Lors de la dernière cérémonie des oscars, début mars, l’apparition de l’actrice Kim Novak, 81 ans, a consterné les spectateurs. Des tweets cruels ont fusé pour moquer ses abus de chirurgie esthétique. L’actrice vient de répondre qu’on avait le droit d’être belle, et de tout mettre en œuvre pour le rester, relançant la polémique. Dans Vertigo d’Alfred Hitchcock (Sueurs froides en français), elle était le modèle de la blonde énigmatique à l’élégance racée.
Son visage continue de fasciner, mais pour d’autres raisons. Mystérieux parce que mutique, il est devenu aujourd’hui bavard. La bouche ressemble à une cicatrice: celle du Joker de Batman; elle dessine la trace d’un mors et évoque l’asservissement. Ironiquement, celle dont la chair est «gelée» par les injections, a attribué un oscar au film d’animation Frozen. On dit que Kim Novak ne se ressemble plus, et pourtant. Vertigo, le film auquel elle doit sa renommée, a inventé un effet de caméra, le «vertigo». Il permet d’exprimer le vertige. Le visage de Kim Novak a dorénavant cette faculté. Il est sublime parce qu’il crée l’effroi. Son abîme fait peur, tout en attirant, comme un précipice montagneux. Il n’est ni du présent ni du passé, mais suspendu dans les limbes.

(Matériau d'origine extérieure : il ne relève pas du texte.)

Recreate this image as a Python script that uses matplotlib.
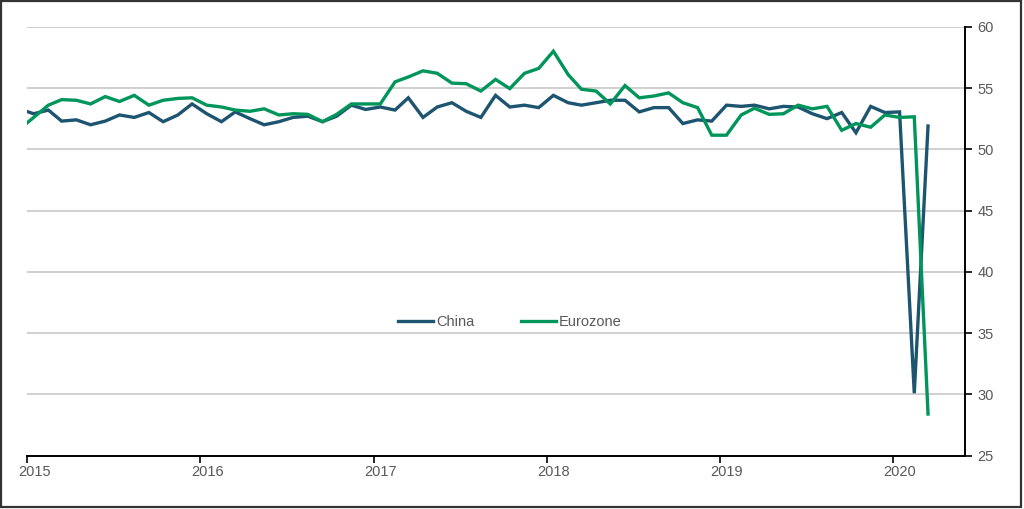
import pandas as pd
import matplotlib.pyplot as plt
from matplotlib.patches import Rectangle

# monthly readings, Dec 2014 .. Mar 2020 (Dec 2014 only feeds the clipped left edge)
china = [53.3,
         52.9, 53.2, 52.3, 52.4, 52.0, 52.3, 52.8, 52.6, 53.0, 52.25, 52.8, 53.7,
         52.9, 52.25, 53.05, 52.5, 52.0, 52.25, 52.6, 52.7, 52.25, 52.7, 53.6, 53.25,
         53.45, 53.2, 54.2, 52.6, 53.45, 53.8, 53.1, 52.6, 54.4, 53.45, 53.6, 53.4,
         54.4, 53.8, 53.6, 53.8, 54.0, 54.0, 53.05, 53.4, 53.4, 52.1, 52.4, 52.3,
         53.6, 53.5, 53.6, 53.3, 53.5, 53.45, 52.9, 52.5, 53.0, 51.35, 53.5, 53.0,
         53.05, 30.1, 51.9]
eurozone = [51.6,
            52.6, 53.6, 54.05, 54.0, 53.7, 54.3, 53.9, 54.4, 53.6, 54.0, 54.15, 54.2,
            53.6, 53.45, 53.2, 53.1, 53.3, 52.8, 52.9, 52.85, 52.25, 52.85, 53.7, 53.7,
            53.7, 55.5, 55.9, 56.4, 56.2, 55.4, 55.35, 54.75, 55.7, 54.95, 56.2, 56.6,
            58.0, 56.1, 54.9, 54.75, 53.7, 55.2, 54.2, 54.35, 54.6, 53.8, 53.4, 51.15,
            51.15, 52.8, 53.35, 52.85, 52.9, 53.6, 53.3, 53.5, 51.55, 52.1, 51.8, 52.8,
            52.6, 52.65, 28.4]
dates = pd.date_range('2014-12-01', periods=len(china), freq='MS') + pd.Timedelta(days=14)
years = [2015, 2016, 2017, 2018, 2019, 2020]

plt.rcParams['font.family'] = ['Liberation Sans', 'DejaVu Sans']
grey = '#595959'
fs = 10.5

fig = plt.figure(figsize=(10.24, 5.09), dpi=100)
ax = fig.add_axes([0.0264, 0.1047, 0.916, 0.8428])

ax.plot(dates, china, color='#1d5470', lw=2.4, label='China', solid_joinstyle='miter')
ax.plot(dates, eurozone, color='#00955a', lw=2.4, label='Eurozone', solid_joinstyle='miter')

ax.set_xlim(pd.Timestamp('2015-01-01'), pd.Timestamp('2020-06-01'))
ax.set_ylim(25, 60)
ax.set_yticks(range(25, 61, 5))
for v in range(30, 61, 5):
    ax.axhline(v, color='#c4c4c4', lw=1.1, zorder=0)

# year ticks on the axis, labels shifted half a month like the source
ax.set_xticks([pd.Timestamp(f'{y}-01-01') for y in years])
ax.set_xticklabels([])
ax.set_xticks([pd.Timestamp(f'{y}-01-16') for y in years], minor=True)
ax.set_xticklabels([str(y) for y in years], minor=True)
ax.tick_params(axis='x', which='major', length=5, width=1.2, color='black', direction='out')
ax.tick_params(axis='x', which='minor', length=0, pad=7, labelsize=fs, labelcolor=grey)

ax.yaxis.tick_right()
ax.tick_params(axis='y', length=5, width=1.2, color='black', direction='out',
               pad=4, labelsize=fs, labelcolor=grey)

for s in ['left', 'top']:
    ax.spines[s].set_visible(False)
for s in ['right', 'bottom']:
    ax.spines[s].set_color('black')
    ax.spines[s].set_linewidth(1.4)

ax.legend(loc='center', bbox_to_anchor=(0.515, 0.312), ncol=2, frameon=False,
          fontsize=fs, labelcolor=grey, handlelength=2.4, handletextpad=0.2,
          columnspacing=3.2)

fig.patches.append(Rectangle((0.0008, 0.003), 0.9965, 0.995, transform=fig.transFigure,
                             fill=False, edgecolor='#333333', lw=1.6))

fig.savefig('out.png', dpi=100)
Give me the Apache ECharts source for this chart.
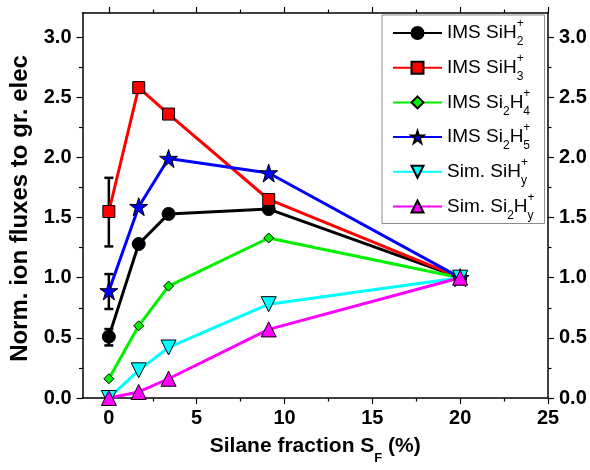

Or, dans Sueurs froides, l’actrice incarne Madeleine, une femme obsédée par l’une de ses aïeules. Son chignon en spirale est une mise en abyme du film entier, qui ne cesse de revenir sur le passé. Après son suicide, Madeleine réapparaît, se dédouble: à la fois morte et vivante, elle rend fou le détective chargé de la protéger, joué par James Stewart, tétanisé par le vertige. Désormais défiguré par des chirurgiens faussaires, ce visage est pourtant plus que jamais fidèle à lui-même. Si Hollywood le moque, c’est parce qu’il lui renvoie son propre reflet. Le visage de Kim Novak est un miroir: regardez-vous dedans.